For the challenge, three ingredients take center stage: oats, pork, and corn. They do not typically share the same plate, but they are connected by their financial futures. When Jamie explains that pork futures are projected to rise, Chef Kreuther receives slightly less pork to work with. The creative limitation mirrors the real-world decisions restaurants face every day.

That constraint becomes the spark. Kreuther responds with invention: Pork Chou Farci, oat fries, and corn, creating a dish that reflects market prediction through culinary craft. The episode shows how chefs, like traders, must think ahead. Supply, demand, cost, trends, and timing all influence what gets made, what gets served, and what becomes viable.
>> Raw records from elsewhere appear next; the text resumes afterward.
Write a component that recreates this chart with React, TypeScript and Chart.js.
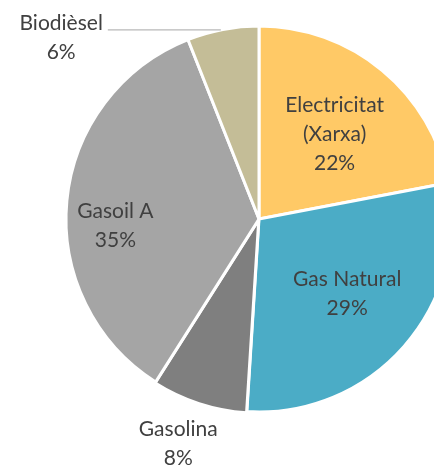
import React, { useEffect, useRef } from "react";
import { Chart, registerables } from "chart.js";

Chart.register(...registerables);

const categories = ["Electricitat (Xarxa)", "Gas Natural", "Gasolina", "Gasoil A", "Biodièsel"];
const values = [22, 29, 8, 35, 6];
const colors = ["#FFC966", "#4BACC6", "#7F7F7F", "#A5A5A5", "#C4BD97"];

// label placement (style): radial factor of outer radius, angle nudge (deg), leader line
const placement = [
  { r: 0.59, dA: 2 },
  { r: 0.6, dA: -1 },
  { r: 1.235, dA: 1.8 },
  { r: 0.745, dA: -8.2 },
  { leader: 113 },
];

const FONT = "21px Lato";
const TEXT_COLOR = "#404040";
const LINE_H = 29;

function wrapLines(ctx: CanvasRenderingContext2D, text: string, maxW: number): string[] {
  const words = text.split(" ");
  const lines: string[] = [];
  let cur = "";
  for (const w of words) {
    const t = cur ? cur + " " + w : w;
    if (cur && ctx.measureText(t).width > maxW) {
      lines.push(cur);
      cur = w;
    } else cur = t;
  }
  if (cur) lines.push(cur);
  return lines;
}

const labelPlugin = {
  id: "pieLabels",
  afterDatasetsDraw(chart: any) {
    const ctx: CanvasRenderingContext2D = chart.ctx;
    const meta = chart.getDatasetMeta(0);
    const data = chart.data.datasets[0].data as number[];
    const total = data.reduce((a, b) => a + b, 0);
    ctx.save();
    ctx.font = FONT;
    ctx.fillStyle = TEXT_COLOR;
    ctx.textAlign = "center";
    ctx.textBaseline = "middle";
    meta.data.forEach((arc: any, i: number) => {
      const p = arc.getProps(["x", "y", "startAngle", "endAngle", "outerRadius"], true);
      const mid = (p.startAngle + p.endAngle) / 2;
      const pct = Math.round((data[i] / total) * 100) + "%";
      const lines = [...wrapLines(ctx, chart.data.labels[i], 140), pct];
      const pl: any = placement[i];
      if (pl.leader) {
        const lx = p.x + Math.cos(mid) * p.outerRadius - 2;
        const ly = p.y + Math.sin(mid) * p.outerRadius;
        const ex = lx - pl.leader;
        ctx.save();
        ctx.strokeStyle = "#A6A6A6";
        ctx.lineWidth = 1;
        ctx.beginPath();
        ctx.moveTo(lx, ly + 0.5);
        ctx.lineTo(ex, ly + 0.5);
        ctx.stroke();
        ctx.restore();
        const w = Math.max(...lines.map((l) => ctx.measureText(l).width));
        const cx = ex - 5 - w / 2;
        lines.forEach((l, k) => ctx.fillText(l, cx, ly - 6 + k * LINE_H));
      } else {
        const a = mid + (pl.dA * Math.PI) / 180;
        const cx = p.x + Math.cos(a) * p.outerRadius * pl.r;
        const cy = p.y + Math.sin(a) * p.outerRadius * pl.r;
        const y0 = cy - ((lines.length - 1) * LINE_H) / 2;
        lines.forEach((l, k) => ctx.fillText(l, cx, y0 + k * LINE_H));
      }
    });
    ctx.restore();
  },
};

export default function App() {
  const ref = useRef<HTMLCanvasElement>(null);
  useEffect(() => {
    if (!ref.current) return;
    const chart = new Chart(ref.current, {
      type: "pie",
      data: {
        labels: categories,
        datasets: [
          {
            data: values,
            backgroundColor: colors,
            borderColor: "#FFFFFF",
            borderWidth: 3,
            offset: [0, 0, 3, 0, 0],
          },
        ],
      },
      options: {
        responsive: false,
        animation: false,
        layout: { padding: { top: 23, bottom: 50, left: 0, right: 2 } },
        plugins: { legend: { display: false }, tooltip: { enabled: false } },
      },
      plugins: [labelPlugin],
    });
    return () => chart.destroy();
  }, []);
  return (
    <div style={{ position: "absolute", left: 0, top: 0, width: 434, height: 465, overflow: "hidden", background: "#fff" }}>
      <canvas ref={ref} width={520} height={465} />
    </div>
  );
}
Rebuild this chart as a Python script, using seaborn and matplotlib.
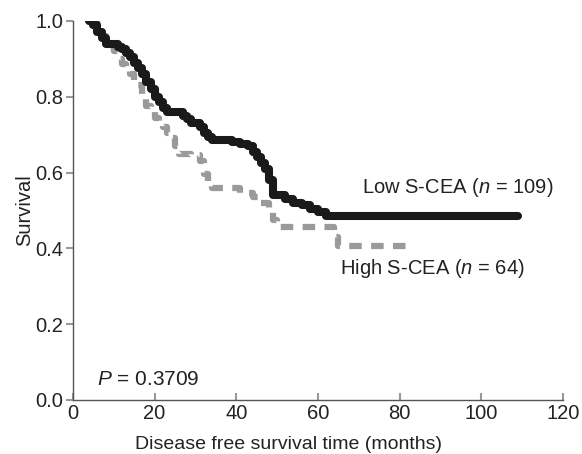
import matplotlib
matplotlib.use('Agg')
import matplotlib.pyplot as plt
import seaborn as sns
import pandas as pd

# Kaplan-Meier step points (time in months, survival)
low_t = [4, 5, 6, 7, 8, 11, 12, 13, 14, 15, 16, 17, 18, 19, 20, 21, 22, 23, 27, 28,
         29, 31, 32, 33, 34, 39, 41, 43, 44, 45, 46, 47, 48, 49, 52, 54, 56, 58, 60, 62, 109]
low_s = [1.0, 0.99, 0.97, 0.955, 0.94, 0.93, 0.925, 0.915, 0.905, 0.89, 0.875, 0.86, 0.84,
         0.82, 0.80, 0.785, 0.77, 0.76, 0.75, 0.74, 0.73, 0.72, 0.705, 0.695, 0.685, 0.68,
         0.675, 0.67, 0.655, 0.64, 0.625, 0.61, 0.58, 0.54, 0.53, 0.52, 0.515, 0.505, 0.495,
         0.485, 0.485]

high_t = [5, 6, 7, 8, 9, 10, 11, 12, 13, 14, 15, 16, 17, 18, 19, 20, 21, 22, 23, 24, 25,
          26, 29, 31, 32, 33, 34, 41, 44, 46, 48, 49, 50, 64, 65, 82]
high_s = [1.0, 0.98, 0.96, 0.94, 0.93, 0.92, 0.90, 0.885, 0.87, 0.86, 0.845, 0.83, 0.80,
          0.775, 0.76, 0.745, 0.735, 0.72, 0.705, 0.69, 0.67, 0.65, 0.645, 0.63, 0.595,
          0.575, 0.56, 0.545, 0.535, 0.52, 0.50, 0.475, 0.457, 0.43, 0.405, 0.405]

x_ticks = [0, 20, 40, 60, 80, 100, 120]
y_ticks = [0.0, 0.2, 0.4, 0.6, 0.8, 1.0]

sns.set_style('white')
plt.rcParams['font.family'] = ['Liberation Sans', 'DejaVu Sans']
plt.rcParams['mathtext.fontset'] = 'custom'
plt.rcParams['mathtext.it'] = 'Liberation Sans:italic'
plt.rcParams['mathtext.rm'] = 'Liberation Sans'

fs = 14.5

fig = plt.figure(figsize=(5.82, 4.54), dpi=100)
ax = fig.add_axes([0.1254, 0.119, 0.8416, 0.835])

low_df = pd.DataFrame({'time': low_t, 'surv': low_s})
high_df = pd.DataFrame({'time': high_t, 'surv': high_s})

sns.lineplot(data=high_df, x='time', y='surv', ax=ax, color='#9a9a9a', lw=4.5,
             drawstyle='steps-post', linestyle=(0, (2, 1.5)), estimator=None)
sns.lineplot(data=low_df, x='time', y='surv', ax=ax, color='#1a1a1a', lw=5.8,
             drawstyle='steps-post', estimator=None)

ax.set_xlim(0, 120)
ax.set_ylim(0, 1.0)
ax.set_xticks(x_ticks)
ax.set_yticks(y_ticks)
ax.set_yticklabels([f'{v:.1f}' for v in y_ticks])
ax.set_xlabel('Disease free survival time (months)', fontsize=14, color='#222222', x=0.44)
ax.xaxis.set_label_coords(0.44, -0.095)
ax.set_ylabel('Survival', fontsize=fs, labelpad=1, color='#222222')
ax.tick_params(axis='x', bottom=True, direction='in', length=5, width=1.5, color='#999999',
               labelsize=fs, pad=3, labelcolor='#222222')
ax.tick_params(axis='y', left=True, direction='out', length=5, width=1.5, color='#999999',
               labelsize=fs, pad=2, labelcolor='#222222')
for s in ['top', 'right']:
    ax.spines[s].set_visible(False)
for s in ['left', 'bottom']:
    ax.spines[s].set_color('#555555')
    ax.spines[s].set_linewidth(1)

ax.text(70.8, 0.56, 'Low S-CEA ($n$ = 109)', fontsize=fs, va='center', ha='left',
        color='#222222')
ax.text(65.4, 0.348, 'High S-CEA ($n$ = 64)', fontsize=fs, va='center', ha='left',
        color='#222222')
ax.text(5.9, 0.053, '$P$ = 0.3709', fontsize=15, va='center', ha='left', color='#222222')

fig.savefig('out.png', dpi=100)
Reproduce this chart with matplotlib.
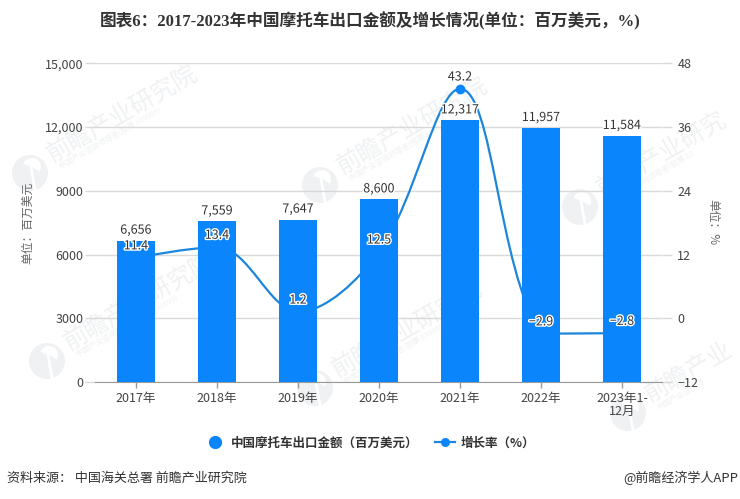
import matplotlib
matplotlib.use('Agg')
import matplotlib.pyplot as plt
import matplotlib.patheffects as pe
from matplotlib.lines import Line2D
from matplotlib.patches import Circle, PathPatch, Wedge
from matplotlib.path import Path
import numpy as np

plt.rcParams['font.family'] = ['Noto Sans CJK SC', 'DejaVu Sans']

# data
categories = ['2017年', '2018年', '2019年', '2020年', '2021年', '2022年', '2023年1-\n12月']
export_value = [6656, 7559, 7647, 8600, 12317, 11957, 11584]
growth_rate = [11.4, 13.4, 1.2, 12.5, 43.2, -2.9, -2.8]
left_ticks = [0, 3000, 6000, 9000, 12000, 15000]
left_tick_labels = ['0', '3000', '6000', '9000', '12,000', '15,000']
right_ticks = [-12, 0, 12, 24, 36, 48]

W, H = 740, 499
BLUE = '#0a85fb'
LINE = '#1c86dc'
TICK_GREY = '#d9d9d9'
TEXT = '#444444'
MARK = '#eff1f3'

fig = plt.figure(figsize=(W / 100, H / 100), dpi=100)


def px_axes(x0, y0, x1, y1):
    # y is counted from the top, like in the picture
    return [x0 / W, 1 - y1 / H, (x1 - x0) / W, (y1 - y0) / H]


# background layer for the watermark
bg = fig.add_axes([0, 0, 1, 1], zorder=0)
bg.set_xlim(0, W)
bg.set_ylim(H, 0)
bg.axis('off')


def watermark(x, y, name='前瞻产业研究院', sub='中国产业咨询领导者(股票 839599)'):
    bg.add_patch(Circle((x, y), 18, color=MARK, lw=0))
    bg.add_patch(Wedge((x + 2, y - 6), 9, 200, 30, color='white', lw=0))
    bg.add_patch(Wedge((x + 1, y + 6), 5, 0, 360, color=MARK, lw=0))
    bg.plot([x + 1, x + 5], [y - 6, y + 17], color='white', lw=2)
    bg.text(x + 19, y - 16, name, fontsize=17.5, color=MARK, rotation=30,
            rotation_mode='anchor', ha='left', va='center')
    bg.text(x + 30, y - 5, sub, fontsize=5.5, color=MARK,
            rotation=30, rotation_mode='anchor', ha='left', va='center')


watermark(30, 173)
watermark(320, 185)
watermark(47, 361)
watermark(315, 388)
# these two run into the right edge of the picture
watermark(580, 207, name='前瞻产业研究', sub='中国产业咨询领导者(股票 83')
watermark(628, 413, name='前瞻产业', sub='中国产业咨询领')

# line axes sits under the bars, the line only shows between them
ax2 = fig.add_axes(px_axes(95.5, 63.3, 662.5, 382), zorder=1)
ax1 = fig.add_axes(px_axes(95.5, 63.3, 662.5, 382), zorder=2)
ax2.patch.set_visible(False)
ax1.patch.set_visible(False)

x = np.arange(len(categories))
ax1.bar(x, export_value, width=38 / 81, color=BLUE, zorder=3)
ax1.set_xlim(-0.5, len(categories) - 0.5)
ax1.set_ylim(0, 15000)
ax2.set_xlim(-0.5, len(categories) - 0.5)
ax2.set_ylim(-12, 48)


def smooth_path(ax, xs, ys, smooth=0.35):
    # same idea as the echarts smooth line, worked out in pixels
    pts = ax.transData.transform(np.column_stack([xs, ys]))
    n = len(pts)
    verts = [pts[0]]
    codes = [Path.MOVETO]
    cp = pts[0]
    for i in range(n - 1):
        p = pts[i + 1]
        prev = pts[i]
        nxt = pts[min(i + 2, n - 1)]
        v = (nxt - prev) * smooth
        d0 = np.hypot(*(p - prev))
        d1 = np.hypot(*(nxt - p))
        ratio = d1 / (d0 + d1) if d0 + d1 else 0.5
        cp0 = p - v * (1 - ratio)
        cp0 = np.clip(cp0, np.minimum(prev, p), np.maximum(prev, p))
        verts += [cp, cp0, p]
        codes += [Path.CURVE4] * 3
        vv = p - cp0
        cp = p + vv * (d1 / d0 if d0 else 1)
        cp = np.clip(cp, np.minimum(p, nxt), np.maximum(p, nxt))
    return Path(ax.transData.inverted().transform(np.array(verts)), codes)


ax2.add_patch(PathPatch(smooth_path(ax2, x, growth_rate), fc='none', ec=LINE, lw=1.6, zorder=3))
ax2.plot(x, growth_rate, ls='none', marker='o', ms=6, color=BLUE, zorder=4)

# grid and axes
ax2.set_yticks(right_ticks)
ax2.grid(axis='y', color=TICK_GREY, lw=1)
ax2.set_axisbelow(True)
ax2.yaxis.tick_right()
ax2.tick_params(axis='y', length=7.2, width=1, color=TICK_GREY, labelcolor=TEXT, labelsize=9, pad=3.5)
ax2.set_xticks([])
for s in ax2.spines.values():
    s.set_visible(False)

ax1.set_yticks(left_ticks)
ax1.set_yticklabels(left_tick_labels)
ax1.tick_params(axis='y', length=7.2, width=1, color=TICK_GREY, labelcolor=TEXT, labelsize=9, pad=1.5)
ax1.set_xticks(x)
ax1.set_xticklabels(categories, linespacing=1.05)
ax1.tick_params(axis='x', length=4, width=1, color='#999999', labelcolor=TEXT, labelsize=9, pad=3)
for s in ['top', 'left', 'right']:
    ax1.spines[s].set_visible(False)
ax1.spines['bottom'].set_color('#999999')

# value labels
halo = [pe.withStroke(linewidth=2, foreground='white')]
for i, v in enumerate(export_value):
    ax1.annotate(f'{v:,}', (i, v), xytext=(0, 7.5), textcoords='offset points', ha='center',
                 va='center', fontsize=9, color='#333333', path_effects=halo)
for i, v in enumerate(growth_rate):
    label = f'{v}'.replace('-', '−')
    ax1.annotate(label, (i, v), xycoords=ax2.transData, xytext=(0, 8.5), textcoords='offset points',
                 ha='center', va='center', fontsize=9, color='#333333', path_effects=halo)

# titles
fig.text(370 / W, 1 - 21 / H, '图表6：2017-2023年中国摩托车出口金额及增长情况(单位：百万美元，%)',
         ha='center', va='center', fontsize=12, fontweight='bold', color='#333333',
         family=['Liberation Serif', 'Noto Sans CJK SC'])
fig.text(28 / W, 1 - 223 / H, '单位：百万美元', rotation=90, ha='center', va='center', fontsize=8.5, color='#666666')
fig.text(713 / W, 1 - 222 / H, '单位：%', rotation=-90, ha='center', va='center', fontsize=8.5, color='#666666')

# legend
handles = [
    Line2D([], [], ls='none', marker='o', ms=8.5, color=BLUE),
    Line2D([], [], color=LINE, lw=1.6, marker='o', ms=5.5, mfc=BLUE, mec=BLUE),
]
fig.legend(handles, ['中国摩托车出口金额（百万美元）', '增长率（%）'], loc='center',
           bbox_to_anchor=(370 / W, 1 - 443 / H), ncol=2, frameon=False,
           labelcolor='#333333', handlelength=1.6, handletextpad=0.45, columnspacing=1.3,
           prop={'size': 9, 'weight': 'bold'})

# footer
fig.text(7 / W, 1 - 478 / H, '资料来源： 中国海关总署 前瞻产业研究院', ha='left', va='center', fontsize=9.4, color='#333333')
fig.text(738 / W, 1 - 478 / H, '@前瞻经济学人APP', ha='right', va='center', fontsize=9.4, color='#333333')

fig.savefig('out.png', dpi=100)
Oats become part of the story too. The rise of oat milk created new demand, shifting the market before supply caught up. It is a reminder that consumer behavior does not just follow markets. It helps shape them.

Episode #3 gave the series its most sensory expression: a meal as a market indicator, a plate as a forecast, and a chef’s decision-making as a living metaphor for futures trading.

Finance Told Through Food, Motion, and Editorial Craft

The strength of Taste of the Futures was its ability to make financial education feel less like instruction and more like discovery. The series used chefs, restaurants, ingredients, cities, markets, and conversation to open up a subject that can otherwise feel closed off.

RIOT’s role was to shape that experience through video production, story structure, pacing, edit, color, and visual detail. The work carried an editorial tone, but it still had the energy of a branded series. It needed to inform, but also entertain. It needed to respect the intelligence of the viewer while giving them a clear path into the subject.

From kitchen setups to ingredient close-ups, from Chicago streets to market explanations, from chef conversations to animated moments, the series used motion graphics and visual storytelling to make each concept easier to follow without flattening the complexity behind it.

Why Financial Brands Need Better Stories

Financial services often struggle because the subject matter is important, but the communication feels cold. The products are meaningful. The decisions matter. The impact is real. But when the language becomes too technical, audiences disconnect before the story has a chance to land.

Taste of the Futures showed another way. Finance can be cultural. It can be sensory. It can be explained through food, risk, planning, craft, and human behavior. Futures trading is not just a market mechanism. It is a system that influences the cost of what we eat, the way restaurants plan, and the decisions people make before uncertainty arrives.

For RIOT, the series is a strong example of how brand storytelling can turn complex financial ideas into something audiences can understand, remember, and actually want to watch.

A Series Built for Curiosity

TD Ameritrade’s Taste of the Futures connected markets to meals, traders to chefs, and financial education to everyday life. It took a subject often buried in terminology and gave it shape, flavor, rhythm, and clarity.

For RIOT, it remains a sharp example of what happens when a financial brand chooses to teach through story rather than lecture through jargon. The future may be uncertain, but the creative approach was clear: make it human, make it useful, and make it worth watching.

Because whether you are plating a dish or making a trade, the future always starts with the choices you make today.